Take a walk through any of our schools on any given day, and you will see students getting active in all manner of Physical Education (PE) activities!
There are some that those of us who have been out of school for a while will remember, like jump rope, kickball, and everyone’s favorite, the parachute. And there are other, more contemporary additions to our PE program, including exercises and practices that help strengthen a student’s mind/body connection. Our PE program is all about giving students wide-ranging opportunities to grow physically, mentally, and socially.
Beginning in elementary school, our PE classes are designed to encourage a lifetime of wellness. Students are given chances to explore many kinds of physical activities, while building an understanding and appreciation for the benefits of leading a healthy lifestyle. As they develop their interests and abilities, students also learn how to evaluate and access resources for leading a healthy and active lifestyle in their community. One very specific long-range goal of our PE program is to introduce them to activities that can become personal pursuits, whether that means post-secondary study, career pathways, or just finding a heartfelt and healthful hobby they can enjoy for a lifetime.
This week, we dropped in on a PE class at Park Avenue Elementary School, where some second graders were rotating through three activity stations, with the guidance of their teachers. Here’s a look at three of the activities that were going on, and how those activities can have such positive impacts on young learners.
This is one we all remember! Interestingly, though, while the physical health benefits of jumping rope have been known for some time, the effects it can have on a person’s mental and emotional health have been studied and published in more recent decades. For example, we know jumping rope improves coordination, benefits cardiovascular health, and increases leg muscles while reducing the risk of leg injuries. But, did you know that jumping rope also helps improve cognitive function? As you jump rope, your body learns the motor patterns required to do so, engaging your nervous system to open up communication between your brain, hands and leg muscles, and this helps improve cognitive function.

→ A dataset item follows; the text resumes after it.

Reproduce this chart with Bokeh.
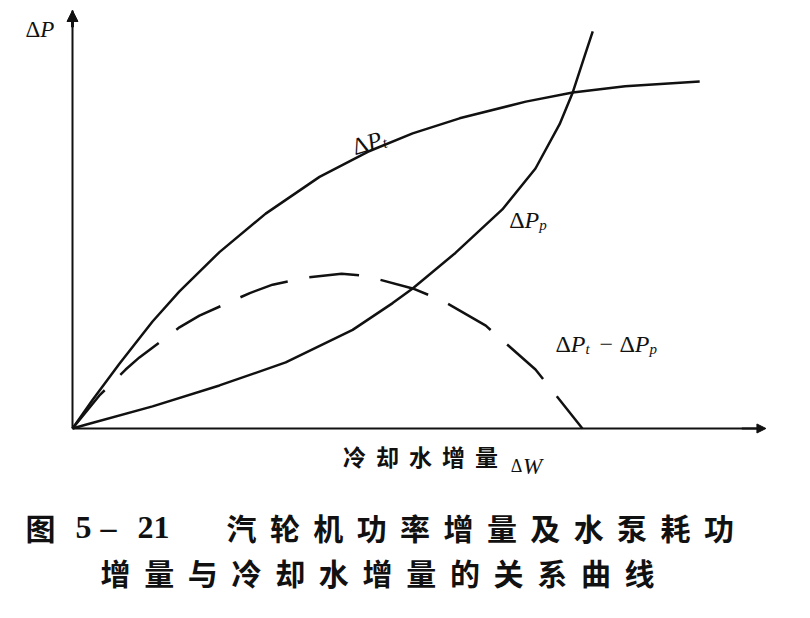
import math

from bokeh.plotting import figure
from bokeh.models import Range1d, Label, Arrow, NormalHead
from bokeh.embed import file_html
from bokeh.resources import INLINE

# values (arbitrary units, both axes drawn 0..10)
PT_W = [0, 0.29, 0.68, 1.16, 1.55, 2.13, 2.80, 3.58, 4.28, 4.93, 5.61, 6.57, 7.25, 8.01, 9.09]
PT_P = [0, 0.68, 1.55, 2.56, 3.28, 4.22, 5.14, 6.02, 6.62, 7.06, 7.42, 7.82, 8.04, 8.19, 8.30]

PP_W = [0, 0.19, 1.16, 2.13, 3.09, 4.06, 4.64, 4.93, 5.55, 6.23, 6.71, 7.06, 7.25, 7.43, 7.54]
PP_P = [0, 0.09, 0.53, 1.03, 1.58, 2.36, 3.00, 3.35, 4.20, 5.24, 6.22, 7.28, 8.04, 8.95, 9.50]

DIFF_W = [0, 0.39, 0.77, 0.97, 1.55, 1.84, 2.57, 2.90, 3.38, 3.90, 4.25, 4.93, 5.36, 5.99, 6.71, 7.39]
DIFF_P = [0, 0.79, 1.41, 1.70, 2.42, 2.70, 3.24, 3.44, 3.61, 3.70, 3.65, 3.35, 3.06, 2.46, 1.41, 0]

X_NAME = "冷却水增量"
FIG_NO = [("图", "cjk"), ("5", "serif"), ("–", "serif"), ("21", "serif")]
CAPTION_1 = "汽轮机功率增量及水泵耗功"
CAPTION_2 = "增量与冷却水增量的关系曲线"

INK = "#111111"
SERIF = "Liberation Serif"
CJK = "Noto Sans CJK SC"


def add_text(p, x, y, text, size, font=SERIF, style="normal", dx=0.0, dy=0.0,
             angle=0.0, align="left", baseline="alphabetic"):
    c, s = math.cos(angle), math.sin(angle)
    p.add_layout(Label(
        x=x, y=y, text=text,
        x_offset=dx * c - dy * s, y_offset=dx * s + dy * c, angle=angle,
        text_font=font, text_font_size=f"{size}px", text_font_style=style,
        text_color=INK, text_align=align, text_baseline=baseline,
    ))


def delta_p(p, x, y, sub, size=24, angle=0.0, dx0=0.0):
    # "ΔP" with a small subscript, glyph by glyph
    add_text(p, x, y, "Δ", size, dx=dx0, angle=angle)
    add_text(p, x, y, "P", size, style="italic", dx=dx0 + 0.64 * size, angle=angle)
    if sub:
        add_text(p, x, y, sub, int(size * 0.66), style="italic",
                 dx=dx0 + 1.25 * size, dy=-5, angle=angle)


# the frame fills the whole canvas; the axes sit at 0 and run 0..10
p = figure(
    width=794, height=602,
    x_range=Range1d(-1.0435, 10.464), y_range=Range1d(-4.163, 10.239),
    output_backend="svg", toolbar_location=None, min_border=0,
    background_fill_color="white", border_fill_color="white", outline_line_color=None,
)
p.grid.visible = False
p.xaxis.ticker = []
p.yaxis.ticker = []
p.axis.fixed_location = 0
p.xaxis.bounds = (0, 10)
p.yaxis.bounds = (0, 10)
p.axis.axis_line_width = 2
p.axis.axis_line_color = INK
p.axis.major_tick_line_color = None
p.axis.minor_tick_line_color = None
p.axis.major_tick_out = 0
p.axis.major_tick_in = 0
p.axis.major_label_standoff = 0

# arrow tips at the ends of both axes
p.add_layout(Arrow(end=NormalHead(size=11, fill_color=INK, line_color=INK),
                   x_start=0, y_start=9.6, x_end=0, y_end=10.0,
                   line_width=3, line_color=INK))
p.add_layout(Arrow(end=NormalHead(size=9, fill_color=INK, line_color=INK),
                   x_start=9.7, y_start=0, x_end=10.05, y_end=0,
                   line_width=2, line_color=INK))

p.line(PT_W, PT_P, line_color=INK, line_width=2.5)
p.line(PP_W, PP_P, line_color=INK, line_width=2.5)
p.line(DIFF_W, DIFF_P, line_color=INK, line_width=2.5, line_dash="50 22")

# curve names
delta_p(p, -0.68, 9.55, "", size=23)
delta_p(p, 4.06, 6.72, "t", angle=0.3)
delta_p(p, 6.33, 4.98, "p")
delta_p(p, 7.00, 2.01, "t")
add_text(p, 7.00, 2.01, "−", 24, dx=44)
delta_p(p, 7.00, 2.01, "p", dx0=64)

# x-axis name
for k, ch in enumerate(X_NAME):
    add_text(p, 4.087 + 0.478 * k, -0.67, ch, 23, font=CJK, style="bold",
             align="center", baseline="middle")
add_text(p, 6.35, -0.90, "Δ", 18)
add_text(p, 6.53, -0.90, "W", 23, style="italic")

# caption
fig_x = [-0.464, 0.159, 0.522, 1.174]
for (txt, kind), x in zip(FIG_NO, fig_x):
    if kind == "cjk":
        add_text(p, x, -2.36, txt, 30, font=CJK, style="bold", align="center", baseline="middle")
    else:
        add_text(p, x, -2.36, txt, 32, style="bold", align="center", baseline="middle")
for k, ch in enumerate(CAPTION_1):
    add_text(p, 2.449 + 0.629 * k, -2.36, ch, 30, font=CJK, style="bold",
             align="center", baseline="middle")
for k, ch in enumerate(CAPTION_2):
    add_text(p, 0.623 + 0.633 * k, -3.43, ch, 30, font=CJK, style="bold",
             align="center", baseline="middle")

open("out.html", "w").write(file_html(p, INLINE))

Yoga is a more modern addition to P.E. classes, but Warwick Valley has been on the forefront of implementing both yoga and related mindfulness practices, to great benefit, in our schools for some time. Yoga is accepted by the New York State Department of Education as a fulfillment of P.E. requirements, and is a uniquely valuable fitness activity that checks all five boxes for health-related fitness: cardiovascular endurance, muscular strength, muscular endurance, flexibility, and body composition. Yoga is on par with running, swimming, and weight training when it comes to delivering results for the body. And, since the mind is a muscle itself, we use yoga and mindfulness to train it for empathy, compassion, focus, and attention. We know that students not only do better when they are focused and ready to learn, but that the benefits of cultivating these skills can help anyone boost their happiness and resilience, both of which are foundational for achieving optimal wellness and success throughout life.
Learning about the numerous intellectual and emotional benefits of cup stacking often surprises folks who recall more traditional, perhaps more physically demanding gym class activities. Simple in appearance and application, cup stacking delivers benefits that are far more complex. First, the seemingly simple task requires coordination and precision that demands students’ focus and concentration. It improves fine motor skills and hand-eye coordination, and the repetitive nature helps with long-term memory and recall. Students typically stack in groups, which means they’re working on skills reflected in our Portrait of a Graduate, like communication and collaboration. Finally, stacking cups can boost self-esteem and provide a sense of accomplishment.